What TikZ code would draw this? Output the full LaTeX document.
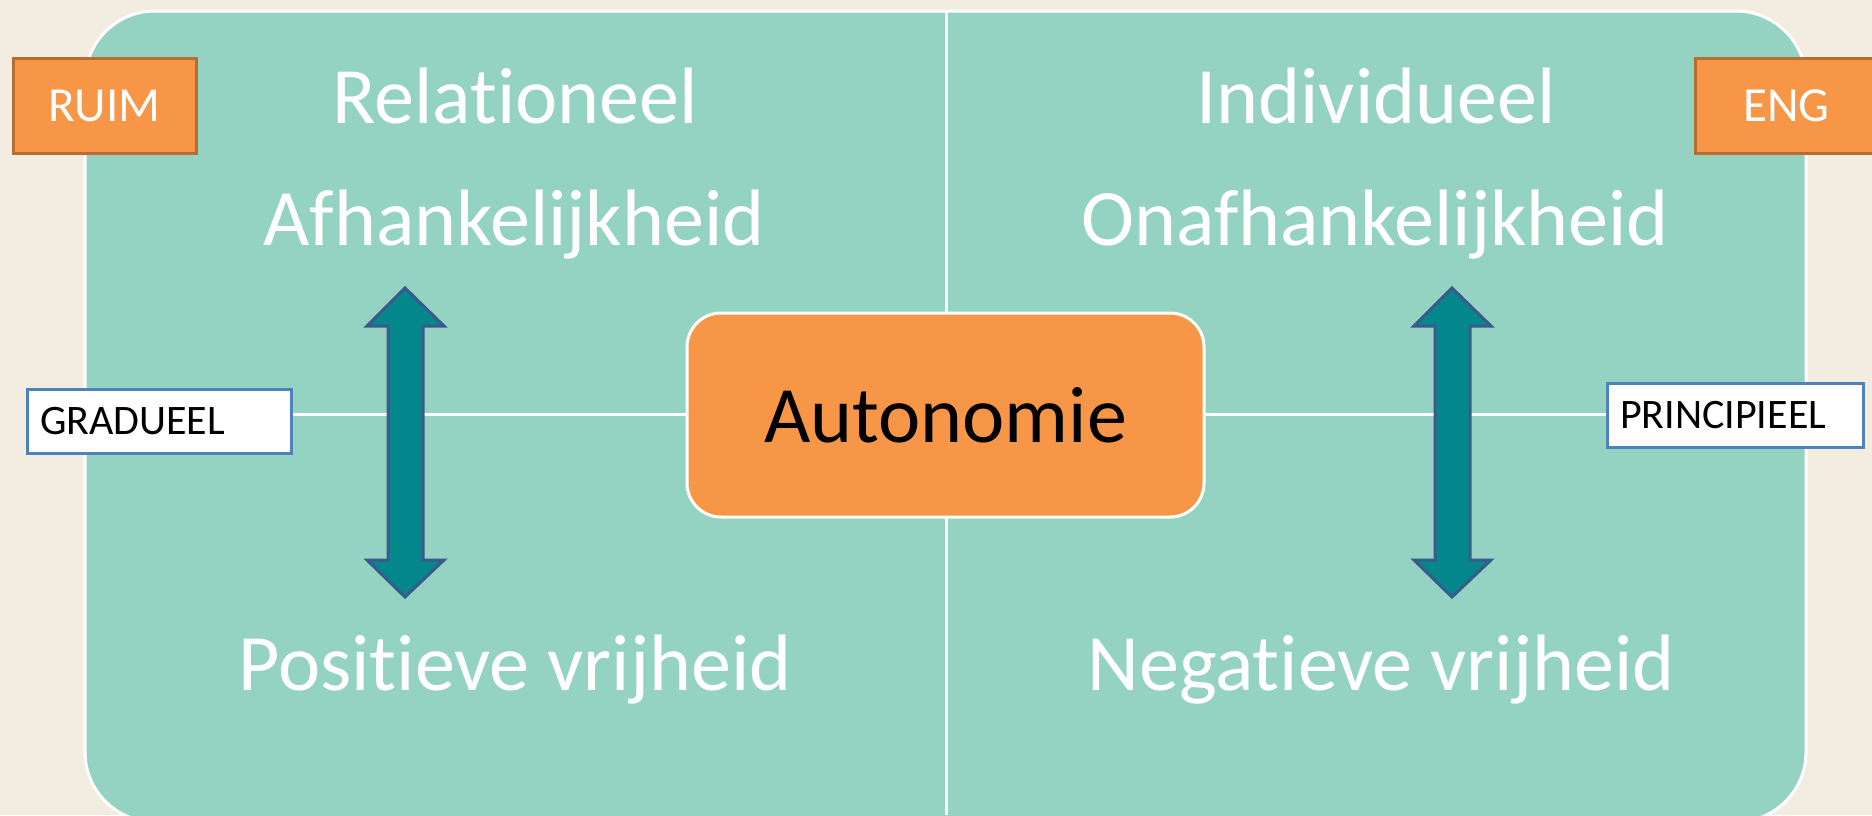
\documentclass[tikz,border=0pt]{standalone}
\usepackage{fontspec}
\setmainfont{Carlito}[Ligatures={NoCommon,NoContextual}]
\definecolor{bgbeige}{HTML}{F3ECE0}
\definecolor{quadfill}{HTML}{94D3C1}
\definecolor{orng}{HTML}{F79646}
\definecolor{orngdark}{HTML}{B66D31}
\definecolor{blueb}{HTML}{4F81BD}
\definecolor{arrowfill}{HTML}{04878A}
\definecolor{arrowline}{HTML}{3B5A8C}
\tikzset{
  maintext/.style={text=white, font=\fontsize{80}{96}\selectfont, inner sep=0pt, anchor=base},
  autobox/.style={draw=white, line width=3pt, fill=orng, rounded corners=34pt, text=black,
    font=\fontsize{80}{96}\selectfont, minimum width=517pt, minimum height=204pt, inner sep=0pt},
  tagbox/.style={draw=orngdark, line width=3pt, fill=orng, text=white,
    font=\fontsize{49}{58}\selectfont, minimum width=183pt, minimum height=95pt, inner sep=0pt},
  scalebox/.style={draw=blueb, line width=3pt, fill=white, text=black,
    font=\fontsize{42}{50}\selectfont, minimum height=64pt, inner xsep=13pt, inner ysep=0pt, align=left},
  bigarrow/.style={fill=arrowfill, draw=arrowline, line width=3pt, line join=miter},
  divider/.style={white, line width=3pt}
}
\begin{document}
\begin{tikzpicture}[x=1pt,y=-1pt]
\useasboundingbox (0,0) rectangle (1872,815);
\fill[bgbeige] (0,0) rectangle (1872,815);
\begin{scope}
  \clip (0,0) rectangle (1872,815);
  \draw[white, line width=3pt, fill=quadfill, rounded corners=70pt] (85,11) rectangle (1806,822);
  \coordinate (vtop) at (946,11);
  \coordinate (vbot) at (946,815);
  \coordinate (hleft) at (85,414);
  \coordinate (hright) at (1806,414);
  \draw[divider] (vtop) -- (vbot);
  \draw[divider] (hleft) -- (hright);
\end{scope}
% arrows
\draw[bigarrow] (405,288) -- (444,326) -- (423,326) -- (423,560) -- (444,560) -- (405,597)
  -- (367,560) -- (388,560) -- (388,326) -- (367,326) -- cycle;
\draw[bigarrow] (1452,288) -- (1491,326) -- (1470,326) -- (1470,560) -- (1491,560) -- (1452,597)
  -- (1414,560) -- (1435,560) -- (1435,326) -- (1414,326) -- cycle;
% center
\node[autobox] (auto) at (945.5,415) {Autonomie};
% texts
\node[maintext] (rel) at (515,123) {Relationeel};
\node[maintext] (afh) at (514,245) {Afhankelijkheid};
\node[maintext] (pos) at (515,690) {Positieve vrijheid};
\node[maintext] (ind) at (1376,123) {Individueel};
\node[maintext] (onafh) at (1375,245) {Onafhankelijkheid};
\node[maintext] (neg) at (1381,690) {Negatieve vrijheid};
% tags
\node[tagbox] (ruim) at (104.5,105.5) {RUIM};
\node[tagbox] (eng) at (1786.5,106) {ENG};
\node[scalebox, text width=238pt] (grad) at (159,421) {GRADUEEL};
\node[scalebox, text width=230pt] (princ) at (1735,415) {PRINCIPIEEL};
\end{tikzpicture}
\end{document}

Exercise:
Write out the listing above again, exactly, but with no pictures in the copy.

Answer in full:
What TikZ code would draw this? Output the full LaTeX document.
\documentclass[tikz,border=0pt]{standalone}
\usepackage{fontspec}
\setmainfont{Carlito}[Ligatures={NoCommon,NoContextual}]
\definecolor{bgbeige}{HTML}{F3ECE0}
\definecolor{quadfill}{HTML}{94D3C1}
\definecolor{orng}{HTML}{F79646}
\definecolor{orngdark}{HTML}{B66D31}
\definecolor{blueb}{HTML}{4F81BD}
\definecolor{arrowfill}{HTML}{04878A}
\definecolor{arrowline}{HTML}{3B5A8C}
\tikzset{
  maintext/.style={text=white, font=\fontsize{80}{96}\selectfont, inner sep=0pt, anchor=base},
  autobox/.style={draw=white, line width=3pt, fill=orng, rounded corners=34pt, text=black,
    font=\fontsize{80}{96}\selectfont, minimum width=517pt, minimum height=204pt, inner sep=0pt},
  tagbox/.style={draw=orngdark, line width=3pt, fill=orng, text=white,
    font=\fontsize{49}{58}\selectfont, minimum width=183pt, minimum height=95pt, inner sep=0pt},
  scalebox/.style={draw=blueb, line width=3pt, fill=white, text=black,
    font=\fontsize{42}{50}\selectfont, minimum height=64pt, inner xsep=13pt, inner ysep=0pt, align=left},
  bigarrow/.style={fill=arrowfill, draw=arrowline, line width=3pt, line join=miter},
  divider/.style={white, line width=3pt}
}
\begin{document}
\begin{tikzpicture}[x=1pt,y=-1pt]
\useasboundingbox (0,0) rectangle (1872,815);
\fill[bgbeige] (0,0) rectangle (1872,815);
\begin{scope}
  \clip (0,0) rectangle (1872,815);
  \draw[white, line width=3pt, fill=quadfill, rounded corners=70pt] (85,11) rectangle (1806,822);
  \coordinate (vtop) at (946,11);
  \coordinate (vbot) at (946,815);
  \coordinate (hleft) at (85,414);
  \coordinate (hright) at (1806,414);
  \draw[divider] (vtop) -- (vbot);
  \draw[divider] (hleft) -- (hright);
\end{scope}
% arrows
\draw[bigarrow] (405,288) -- (444,326) -- (423,326) -- (423,560) -- (444,560) -- (405,597)
  -- (367,560) -- (388,560) -- (388,326) -- (367,326) -- cycle;
\draw[bigarrow] (1452,288) -- (1491,326) -- (1470,326) -- (1470,560) -- (1491,560) -- (1452,597)
  -- (1414,560) -- (1435,560) -- (1435,326) -- (1414,326) -- cycle;
% center
\node[autobox] (auto) at (945.5,415) {Autonomie};
% texts
\node[maintext] (rel) at (515,123) {Relationeel};
\node[maintext] (afh) at (514,245) {Afhankelijkheid};
\node[maintext] (pos) at (515,690) {Positieve vrijheid};
\node[maintext] (ind) at (1376,123) {Individueel};
\node[maintext] (onafh) at (1375,245) {Onafhankelijkheid};
\node[maintext] (neg) at (1381,690) {Negatieve vrijheid};
% tags
\node[tagbox] (ruim) at (104.5,105.5) {RUIM};
\node[tagbox] (eng) at (1786.5,106) {ENG};
\node[scalebox, text width=238pt] (grad) at (159,421) {GRADUEEL};
\node[scalebox, text width=230pt] (princ) at (1735,415) {PRINCIPIEEL};
\end{tikzpicture}
\end{document}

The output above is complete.